- [AIM]:
Set down each line of the data below exactly as it stands, dropping the pictures.
* * *
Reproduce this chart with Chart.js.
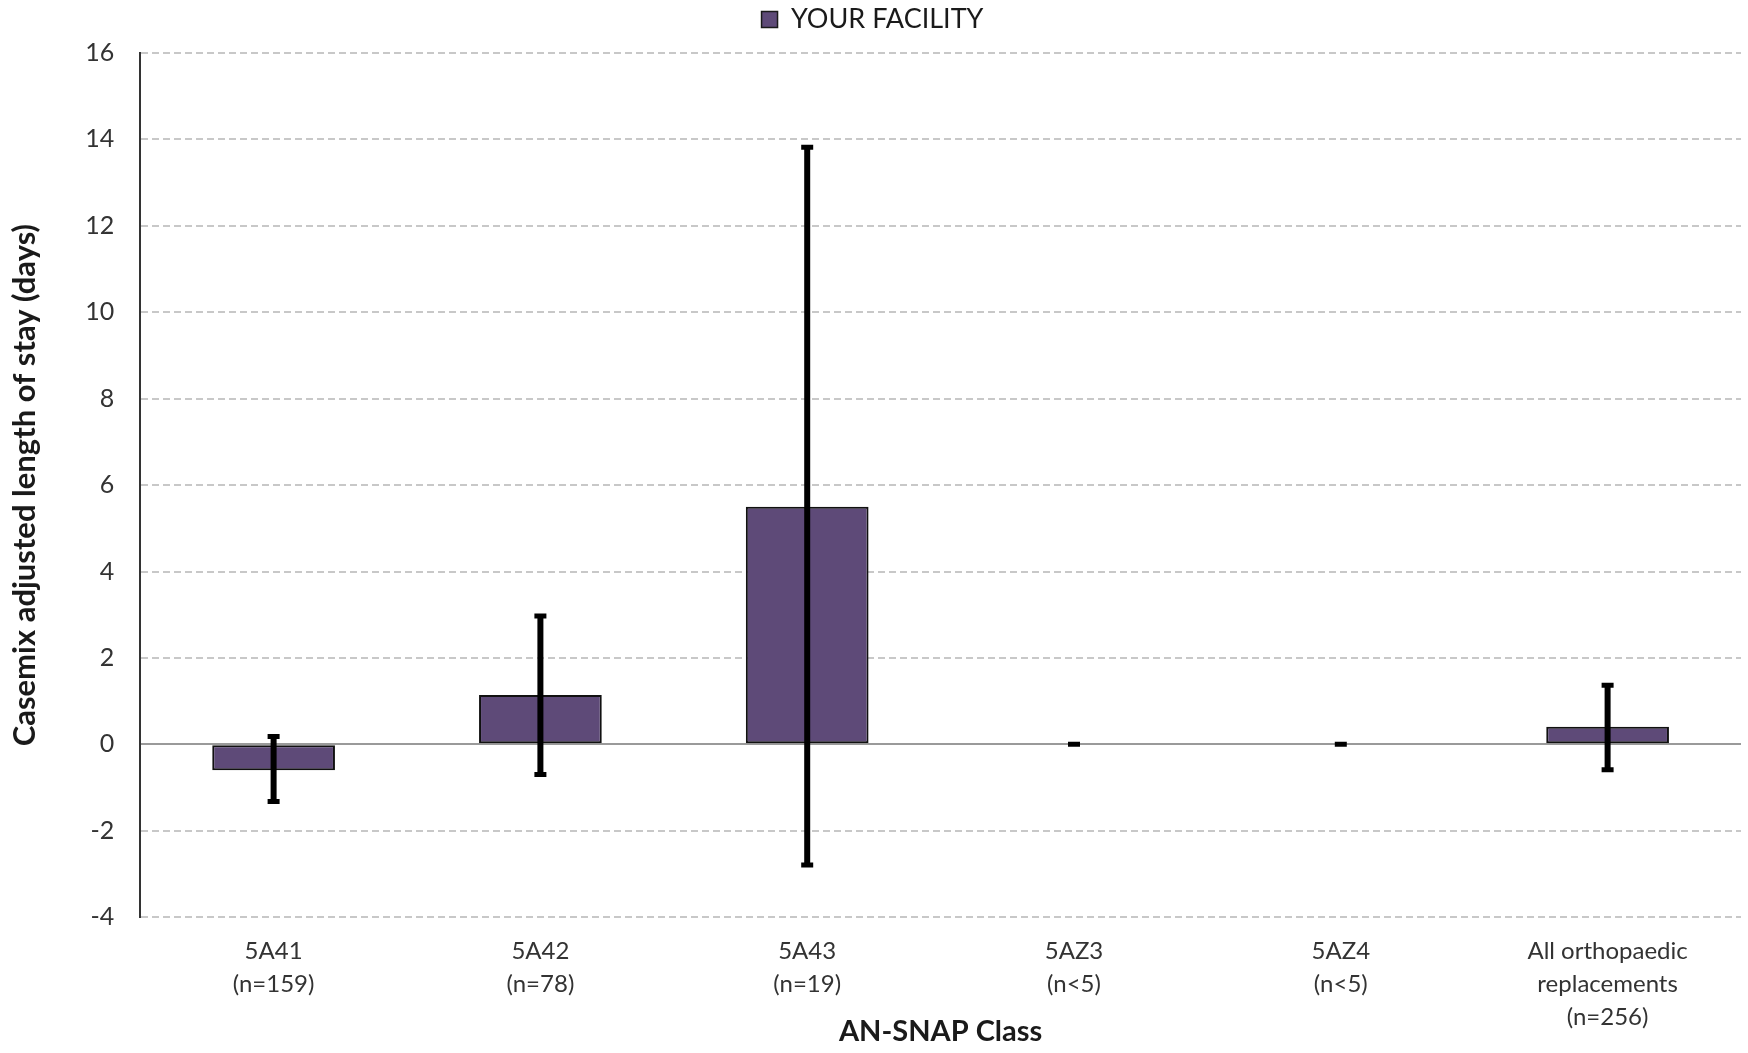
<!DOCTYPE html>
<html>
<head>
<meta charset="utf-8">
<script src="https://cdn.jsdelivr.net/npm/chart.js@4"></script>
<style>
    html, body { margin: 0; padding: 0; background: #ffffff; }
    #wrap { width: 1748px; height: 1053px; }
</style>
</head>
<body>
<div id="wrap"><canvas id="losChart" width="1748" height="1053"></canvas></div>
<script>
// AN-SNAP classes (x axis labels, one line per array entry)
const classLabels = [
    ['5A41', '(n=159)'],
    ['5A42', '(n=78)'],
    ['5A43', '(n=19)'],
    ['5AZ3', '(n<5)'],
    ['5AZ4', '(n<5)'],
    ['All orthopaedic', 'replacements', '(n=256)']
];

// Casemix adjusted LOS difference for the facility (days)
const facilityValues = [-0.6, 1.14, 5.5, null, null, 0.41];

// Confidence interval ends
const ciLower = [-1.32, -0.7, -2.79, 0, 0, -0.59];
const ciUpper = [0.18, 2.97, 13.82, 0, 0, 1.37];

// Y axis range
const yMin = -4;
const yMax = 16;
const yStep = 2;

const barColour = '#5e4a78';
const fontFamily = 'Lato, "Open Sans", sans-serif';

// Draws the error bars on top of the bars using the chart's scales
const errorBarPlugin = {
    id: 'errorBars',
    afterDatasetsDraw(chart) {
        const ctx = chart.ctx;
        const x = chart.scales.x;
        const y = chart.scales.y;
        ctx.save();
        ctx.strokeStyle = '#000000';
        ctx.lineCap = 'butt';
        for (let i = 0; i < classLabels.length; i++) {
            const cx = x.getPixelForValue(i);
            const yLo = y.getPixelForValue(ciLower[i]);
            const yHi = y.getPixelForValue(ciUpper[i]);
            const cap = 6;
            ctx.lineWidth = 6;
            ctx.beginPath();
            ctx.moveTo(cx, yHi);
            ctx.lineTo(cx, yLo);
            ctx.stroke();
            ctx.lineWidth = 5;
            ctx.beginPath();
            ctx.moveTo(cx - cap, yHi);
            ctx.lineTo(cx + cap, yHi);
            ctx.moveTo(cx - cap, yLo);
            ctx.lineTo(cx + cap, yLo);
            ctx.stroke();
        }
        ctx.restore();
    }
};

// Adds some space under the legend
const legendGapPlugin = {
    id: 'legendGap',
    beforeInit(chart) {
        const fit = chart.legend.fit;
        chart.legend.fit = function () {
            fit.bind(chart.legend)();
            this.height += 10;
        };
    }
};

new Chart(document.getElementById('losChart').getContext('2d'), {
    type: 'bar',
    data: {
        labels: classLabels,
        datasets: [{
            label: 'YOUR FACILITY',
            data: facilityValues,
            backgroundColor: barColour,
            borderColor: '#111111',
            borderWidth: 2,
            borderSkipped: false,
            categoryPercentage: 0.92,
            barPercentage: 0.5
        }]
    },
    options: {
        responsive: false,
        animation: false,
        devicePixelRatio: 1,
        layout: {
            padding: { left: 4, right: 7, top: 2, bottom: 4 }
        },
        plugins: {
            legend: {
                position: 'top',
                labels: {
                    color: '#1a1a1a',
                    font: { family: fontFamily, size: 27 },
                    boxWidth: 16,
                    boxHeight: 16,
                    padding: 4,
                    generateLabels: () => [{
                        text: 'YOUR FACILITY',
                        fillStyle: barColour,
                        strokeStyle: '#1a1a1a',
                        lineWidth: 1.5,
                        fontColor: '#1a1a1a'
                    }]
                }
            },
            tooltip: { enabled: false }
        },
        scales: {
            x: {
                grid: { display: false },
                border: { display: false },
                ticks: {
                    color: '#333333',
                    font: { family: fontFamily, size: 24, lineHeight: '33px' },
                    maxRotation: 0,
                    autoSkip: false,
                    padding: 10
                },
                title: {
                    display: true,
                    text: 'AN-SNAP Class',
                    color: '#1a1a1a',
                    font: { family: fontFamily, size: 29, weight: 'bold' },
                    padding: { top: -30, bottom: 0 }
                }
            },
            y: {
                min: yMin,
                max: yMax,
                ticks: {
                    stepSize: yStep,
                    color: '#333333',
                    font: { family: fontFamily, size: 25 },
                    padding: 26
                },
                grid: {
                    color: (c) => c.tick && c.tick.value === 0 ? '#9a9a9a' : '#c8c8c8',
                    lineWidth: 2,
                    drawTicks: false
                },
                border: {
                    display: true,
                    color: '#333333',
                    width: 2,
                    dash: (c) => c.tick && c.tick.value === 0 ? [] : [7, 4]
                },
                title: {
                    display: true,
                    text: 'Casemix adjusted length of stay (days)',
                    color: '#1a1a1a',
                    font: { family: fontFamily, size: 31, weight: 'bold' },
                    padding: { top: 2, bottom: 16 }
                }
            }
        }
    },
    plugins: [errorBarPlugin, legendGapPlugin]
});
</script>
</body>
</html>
* * *
- [RESPONSE]:
Reproduce this chart with Chart.js.
<!DOCTYPE html>
<html>
<head>
<meta charset="utf-8">
<script src="https://cdn.jsdelivr.net/npm/chart.js@4"></script>
<style>
    html, body { margin: 0; padding: 0; background: #ffffff; }
    #wrap { width: 1748px; height: 1053px; }
</style>
</head>
<body>
<div id="wrap"><canvas id="losChart" width="1748" height="1053"></canvas></div>
<script>
// AN-SNAP classes (x axis labels, one line per array entry)
const classLabels = [
    ['5A41', '(n=159)'],
    ['5A42', '(n=78)'],
    ['5A43', '(n=19)'],
    ['5AZ3', '(n<5)'],
    ['5AZ4', '(n<5)'],
    ['All orthopaedic', 'replacements', '(n=256)']
];

// Casemix adjusted LOS difference for the facility (days)
const facilityValues = [-0.6, 1.14, 5.5, null, null, 0.41];

// Confidence interval ends
const ciLower = [-1.32, -0.7, -2.79, 0, 0, -0.59];
const ciUpper = [0.18, 2.97, 13.82, 0, 0, 1.37];

// Y axis range
const yMin = -4;
const yMax = 16;
const yStep = 2;

const barColour = '#5e4a78';
const fontFamily = 'Lato, "Open Sans", sans-serif';

// Draws the error bars on top of the bars using the chart's scales
const errorBarPlugin = {
    id: 'errorBars',
    afterDatasetsDraw(chart) {
        const ctx = chart.ctx;
        const x = chart.scales.x;
        const y = chart.scales.y;
        ctx.save();
        ctx.strokeStyle = '#000000';
        ctx.lineCap = 'butt';
        for (let i = 0; i < classLabels.length; i++) {
            const cx = x.getPixelForValue(i);
            const yLo = y.getPixelForValue(ciLower[i]);
            const yHi = y.getPixelForValue(ciUpper[i]);
            const cap = 6;
            ctx.lineWidth = 6;
            ctx.beginPath();
            ctx.moveTo(cx, yHi);
            ctx.lineTo(cx, yLo);
            ctx.stroke();
            ctx.lineWidth = 5;
            ctx.beginPath();
            ctx.moveTo(cx - cap, yHi);
            ctx.lineTo(cx + cap, yHi);
            ctx.moveTo(cx - cap, yLo);
            ctx.lineTo(cx + cap, yLo);
            ctx.stroke();
        }
        ctx.restore();
    }
};

// Adds some space under the legend
const legendGapPlugin = {
    id: 'legendGap',
    beforeInit(chart) {
        const fit = chart.legend.fit;
        chart.legend.fit = function () {
            fit.bind(chart.legend)();
            this.height += 10;
        };
    }
};

new Chart(document.getElementById('losChart').getContext('2d'), {
    type: 'bar',
    data: {
        labels: classLabels,
        datasets: [{
            label: 'YOUR FACILITY',
            data: facilityValues,
            backgroundColor: barColour,
            borderColor: '#111111',
            borderWidth: 2,
            borderSkipped: false,
            categoryPercentage: 0.92,
            barPercentage: 0.5
        }]
    },
    options: {
        responsive: false,
        animation: false,
        devicePixelRatio: 1,
        layout: {
            padding: { left: 4, right: 7, top: 2, bottom: 4 }
        },
        plugins: {
            legend: {
                position: 'top',
                labels: {
                    color: '#1a1a1a',
                    font: { family: fontFamily, size: 27 },
                    boxWidth: 16,
                    boxHeight: 16,
                    padding: 4,
                    generateLabels: () => [{
                        text: 'YOUR FACILITY',
                        fillStyle: barColour,
                        strokeStyle: '#1a1a1a',
                        lineWidth: 1.5,
                        fontColor: '#1a1a1a'
                    }]
                }
            },
            tooltip: { enabled: false }
        },
        scales: {
            x: {
                grid: { display: false },
                border: { display: false },
                ticks: {
                    color: '#333333',
                    font: { family: fontFamily, size: 24, lineHeight: '33px' },
                    maxRotation: 0,
                    autoSkip: false,
                    padding: 10
                },
                title: {
                    display: true,
                    text: 'AN-SNAP Class',
                    color: '#1a1a1a',
                    font: { family: fontFamily, size: 29, weight: 'bold' },
                    padding: { top: -30, bottom: 0 }
                }
            },
            y: {
                min: yMin,
                max: yMax,
                ticks: {
                    stepSize: yStep,
                    color: '#333333',
                    font: { family: fontFamily, size: 25 },
                    padding: 26
                },
                grid: {
                    color: (c) => c.tick && c.tick.value === 0 ? '#9a9a9a' : '#c8c8c8',
                    lineWidth: 2,
                    drawTicks: false
                },
                border: {
                    display: true,
                    color: '#333333',
                    width: 2,
                    dash: (c) => c.tick && c.tick.value === 0 ? [] : [7, 4]
                },
                title: {
                    display: true,
                    text: 'Casemix adjusted length of stay (days)',
                    color: '#1a1a1a',
                    font: { family: fontFamily, size: 31, weight: 'bold' },
                    padding: { top: 2, bottom: 16 }
                }
            }
        }
    },
    plugins: [errorBarPlugin, legendGapPlugin]
});
</script>
</body>
</html>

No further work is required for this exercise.